Opening Taylor’s defence, British lawyer Courtenay Griffiths said Taylor would take the stand today at the Special Court for Sierra Leone (SCSL) for what is expected to be several weeks of testimony.

He urged the judges to give Taylor a fair hearing, and not to be overwhelmed by the parade of misery presented by the prosecution since the trial opened 18 months ago.

“No one, who has seen the procession through this courtroom of hurt human beings reliving the most grotesque trauma, would have been unmoved,” Griffiths told the three-judge panel. “We are human too, even while we declare this accused man to be not guilty of the charges he faces.”

Taylor, 61, the first African head of state to be tried by an international court, is charged with 11 counts of murder, torture, rape, sexual slavery, using child soldiers and spreading terror.

His trial has been hailed as a groundbreaking example of denying impunity to autocrats who have always evaded responsibility for mass murders and human rights outrages that occurred under their regimes.

SCSL prosecutors say he backed Sierra Leone rebels to help gain control of the neighbouring country and strip it of its vast mineral wealth.

Some of the 91 witnesses they called claimed he shipped weapons to rebels in rice sacks in contravention of an arms embargo and in return got so-called “blood diamonds” mined by slave labour.

One prosecution witness took the stand with stumps where his hands had been hacked off. A woman testified that she was forced to carry a sack full of severed heads including those of her children. One of Taylor’s former aides told judges he was with Taylor when the president ate a human liver.

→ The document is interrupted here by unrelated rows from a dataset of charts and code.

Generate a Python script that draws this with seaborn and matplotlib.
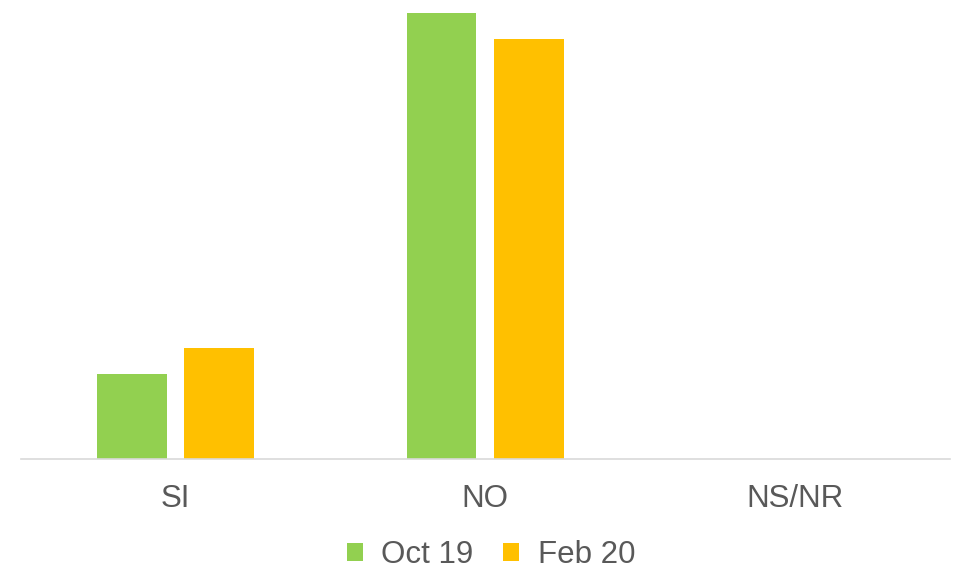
import numpy as np
import pandas as pd
import seaborn as sns
import matplotlib

matplotlib.use('Agg')
import matplotlib.pyplot as plt

# datos de la encuesta (porcentajes)
categorias = ["SI", "NO", "NS/NR"]
oct_19 = [16, 84, 0]
feb_20 = [21, 79, 0]
series = ["Oct 19", "Feb 20"]
colores = ["#92D050", "#FFC000"]

df = pd.DataFrame({
    "categoria": categorias * 2,
    "valor": oct_19 + feb_20,
    "periodo": [series[0]] * 3 + [series[1]] * 3,
})

sns.set_theme(style="white")
plt.rcParams['font.family'] = ['Liberation Sans', 'DejaVu Sans']

fig = plt.figure(figsize=(9.56, 5.71), dpi=100)
ax = fig.add_axes([0.0216, 0.1956, 0.9722, 0.8044])

sns.barplot(data=df, x="categoria", y="valor", hue="periodo",
            palette=colores, saturation=1, width=0.565, gap=0.204,
            linewidth=0, ax=ax)

ax.set_xlim(-0.5, 2.5)
ax.set_ylim(0, 86.4)
ax.set_xlabel("")
ax.set_ylabel("")
ax.set_yticks([])

for lado in ["top", "left", "right"]:
    ax.spines[lado].set_visible(False)
ax.spines["bottom"].set_color("#D9D9D9")
ax.spines["bottom"].set_linewidth(1.2)

ax.tick_params(axis="x", length=0, pad=18, labelsize=22.5, labelcolor="#595959")

sns.move_legend(ax, "center", bbox_to_anchor=(491 / 956, 1 - 555 / 571),
                bbox_transform=fig.transFigure, ncol=2, frameon=False,
                title=None, fontsize=22.5, handlelength=0.52, handleheight=0.52,
                handletextpad=0.59, columnspacing=0.95, borderpad=0.1)
for t in ax.get_legend().get_texts():
    t.set_color("#595959")

fig.savefig("out.png", dpi=100)
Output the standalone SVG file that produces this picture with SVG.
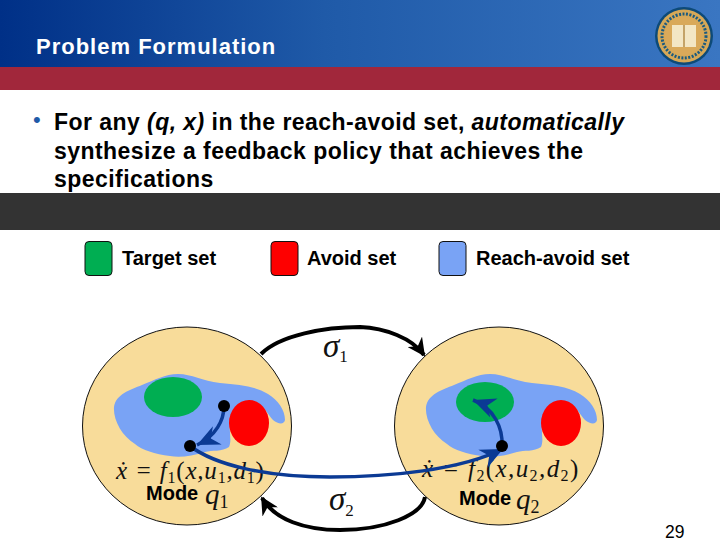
<svg xmlns="http://www.w3.org/2000/svg" width="720" height="540" viewBox="0 0 720 540">
<defs>
<linearGradient id="hdr" x1="0" x2="1" y1="0" y2="0"><stop offset="0" stop-color="#003087"/><stop offset="0.45" stop-color="#1f5aa8"/><stop offset="1" stop-color="#3a76c2"/></linearGradient>
<path id="blob" d="M114 407C116 394 130 390 142 385C155 380 165 374 178 374C192 374 202 381 220 383C240 385 255 386 268 394C278 400 285 410 285 420C284 425 278 424 273 420C268 415 266 409 260 405C250 400 235 412 230 425C229 433 232 440 229 447C222 452 212 450 205 452C192 456 180 458 170 456C155 454 142 450 135 444C122 436 113 420 114 407Z"/>
<marker id="ah" viewBox="0 0 10 10" refX="9" refY="5" markerWidth="4.500" markerHeight="4.500" orient="auto" markerUnits="strokeWidth"><path d="M0 0L10 5L0 10L3 5Z" fill="#000"/></marker>
<marker id="bh" viewBox="0 0 12 12" refX="11" refY="6" markerWidth="7" markerHeight="7" orient="auto" markerUnits="strokeWidth"><path d="M0 1L11 6L0 11L3.500 6Z" fill="#0b3a94"/></marker>
</defs>
<style>
.s{font-family:"Liberation Sans",Arial,sans-serif;fill:#000}
.b{font-weight:700}
.m{font-family:"Liberation Serif","Times New Roman",serif;font-style:italic;fill:#111}
.sub{font-family:"Liberation Serif","Times New Roman",serif;fill:#111}
.disc{fill:#f8dc9a;stroke:#111;stroke-width:1}
.reach{fill:#79a3f5}
.tgt{fill:#00ae52}
.av{fill:#fe0000}
.dot{fill:#000}
.sw{stroke:#111;stroke-width:1}
.tr{fill:none;stroke:#000;stroke-width:4}
.fl{fill:none;stroke:#0b3a94;stroke-width:3.500}
</style>
<rect width="720" height="540" fill="#fff"/>
<g id="header">
<rect width="720" height="67" fill="url(#hdr)"/>
<rect y="67" width="720" height="23" fill="#a1273b"/>
<text x="36" y="54" font-family="Liberation Sans, Arial, sans-serif" font-weight="700" font-size="22" letter-spacing="1" fill="#fff">Problem Formulation</text>
</g>
<g id="seal">
<circle cx="684" cy="36" r="29" fill="#0d4a78"/>
<circle cx="684" cy="36" r="26.500" fill="#d6a857"/>
<circle cx="684" cy="36" r="22" fill="none" stroke="#1a5a80" stroke-width="3" stroke-dasharray="2 1.500"/>
<circle cx="684" cy="36" r="19.500" fill="#d9a95a"/>
<rect x="672" y="25" width="24" height="22" fill="#f3e6c4"/>
<path d="M684 25V47" stroke="#b58d4a" stroke-width="1.500"/>
</g>
<g id="bullet">
<text x="33" y="127" font-family="Liberation Sans, Arial, sans-serif" font-size="22" fill="#1f5aa8">•</text>
<text class="s b" x="54" y="130" font-size="23" letter-spacing="0.45">For any <tspan font-style="italic">(q, x)</tspan> in the reach-avoid set, <tspan font-style="italic">automatically</tspan></text>
<text class="s b" x="54" y="159" font-size="23" letter-spacing="0.45">synthesize a feedback policy that achieves the</text>
<text class="s b" x="54" y="187" font-size="23" letter-spacing="0.45">specifications</text>
</g>
<rect id="band" y="193" width="720" height="37" fill="#333"/>
<g id="legend-target"><rect class="tgt sw" x="85" y="241.500" width="27" height="34" rx="4"/><text class="s b" x="122" y="265" font-size="20">Target set</text></g>
<g id="legend-avoid"><rect class="av sw" x="271" y="241.500" width="27" height="34" rx="4"/><text class="s b" x="307" y="265" font-size="20">Avoid set</text></g>
<g id="legend-reach"><rect class="reach sw" x="439" y="241.500" width="27" height="34" rx="4"/><text class="s b" x="476" y="265" font-size="20">Reach-avoid set</text></g>
<g id="mode1">
<ellipse class="disc" cx="187" cy="426" rx="104.500" ry="99"/>
<use href="#blob" class="reach"/>
<ellipse class="tgt" cx="173" cy="397" rx="29" ry="20"/>
<ellipse class="av" cx="249" cy="423" rx="20" ry="23"/>
<text class="m" x="116" y="479" font-size="25" letter-spacing="0.8">ẋ = f<tspan class="sub" font-style="normal" font-size="16" dy="4">1</tspan><tspan font-style="normal" dy="-4">(</tspan>x,u<tspan class="sub" font-style="normal" font-size="16" dy="4">1</tspan><tspan dy="-4">,d</tspan><tspan class="sub" font-style="normal" font-size="16" dy="4">1</tspan><tspan font-style="normal" dy="-4">)</tspan></text>
<text class="s b" x="146" y="500" font-size="20">Mode</text>
<text class="m" x="205" y="504" font-size="29">q<tspan class="sub" font-style="normal" font-size="18" dy="4">1</tspan></text>
</g>
<g id="mode2">
<ellipse class="disc" cx="499" cy="426" rx="104.500" ry="99"/>
<use href="#blob" class="reach" transform="translate(312 0)"/>
<ellipse class="tgt" cx="485" cy="402" rx="29" ry="20"/>
<ellipse class="av" cx="561" cy="423" rx="20" ry="23"/>
<text class="m" x="422" y="477" font-size="25" letter-spacing="1.400">ẋ = f<tspan class="sub" font-style="normal" font-size="16" dy="4">2</tspan><tspan font-style="normal" dy="-4">(</tspan>x,u<tspan class="sub" font-style="normal" font-size="16" dy="4">2</tspan><tspan dy="-4">,d</tspan><tspan class="sub" font-style="normal" font-size="16" dy="4">2</tspan><tspan font-style="normal" dy="-4">)</tspan></text>
<text class="s b" x="459" y="505" font-size="20">Mode</text>
<text class="m" x="516" y="509" font-size="29">q<tspan class="sub" font-style="normal" font-size="18" dy="4">2</tspan></text>
</g>
<g id="connectors">
<path class="tr" d="M261 354C280 335 325 327 360 327C385 328 412 338 424 355" marker-end="url(#ah)"/>
<path class="tr" d="M425 497C422 515 385 530 340 530C305 530 275 520 262 498" marker-end="url(#ah)"/>
<path class="fl" d="M224 406C224 420 216 436 197 445" marker-end="url(#bh)"/>
<path class="fl" d="M190 446C215 465 265 477 330 477C390 477 460 470 503 449" marker-end="url(#bh)"/>
<path class="fl" d="M502 446C503 428 494 408 473 400" marker-end="url(#bh)"/>
<circle class="dot" cx="224" cy="406" r="6"/>
<circle class="dot" cx="190" cy="446" r="6"/>
<circle class="dot" cx="502" cy="446" r="6"/>
</g>
<text class="m" x="323" y="357" font-size="33">σ<tspan class="sub" font-style="normal" font-size="17" dy="5">1</tspan></text>
<text class="m" x="329" y="510" font-size="33">σ<tspan class="sub" font-style="normal" font-size="17" dy="6">2</tspan></text>
<text class="s" x="665" y="538" font-size="17.500">29</text>
</svg>
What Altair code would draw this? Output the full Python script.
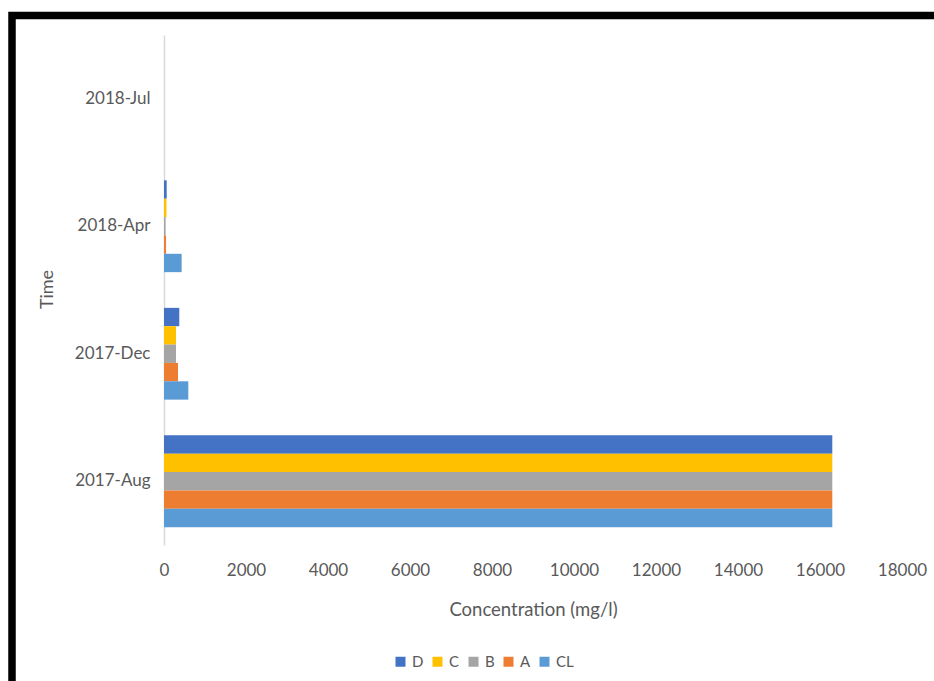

Griffiths cast Taylor as a peacemaker who was too busy defending democracy in Liberia to “micromanage” atrocities committed by rebels during the 1991-2002 civil war in Sierra Leone.

About 500,000 people are estimated to be victims of killings, systematic mutilation and other atrocities in Sierra Leone’s civil war. Some of the worst crimes were carried out by gangs of child soldiers, who were fed drugs to desensitise them to the horror of their actions.

But Griffiths said Taylor was not behind the use of children in conflict. “Child soldiers were not a Charles Taylor invention,” he said.

The defence team has a list of more than 200 witnesses, though not all are expected to testify.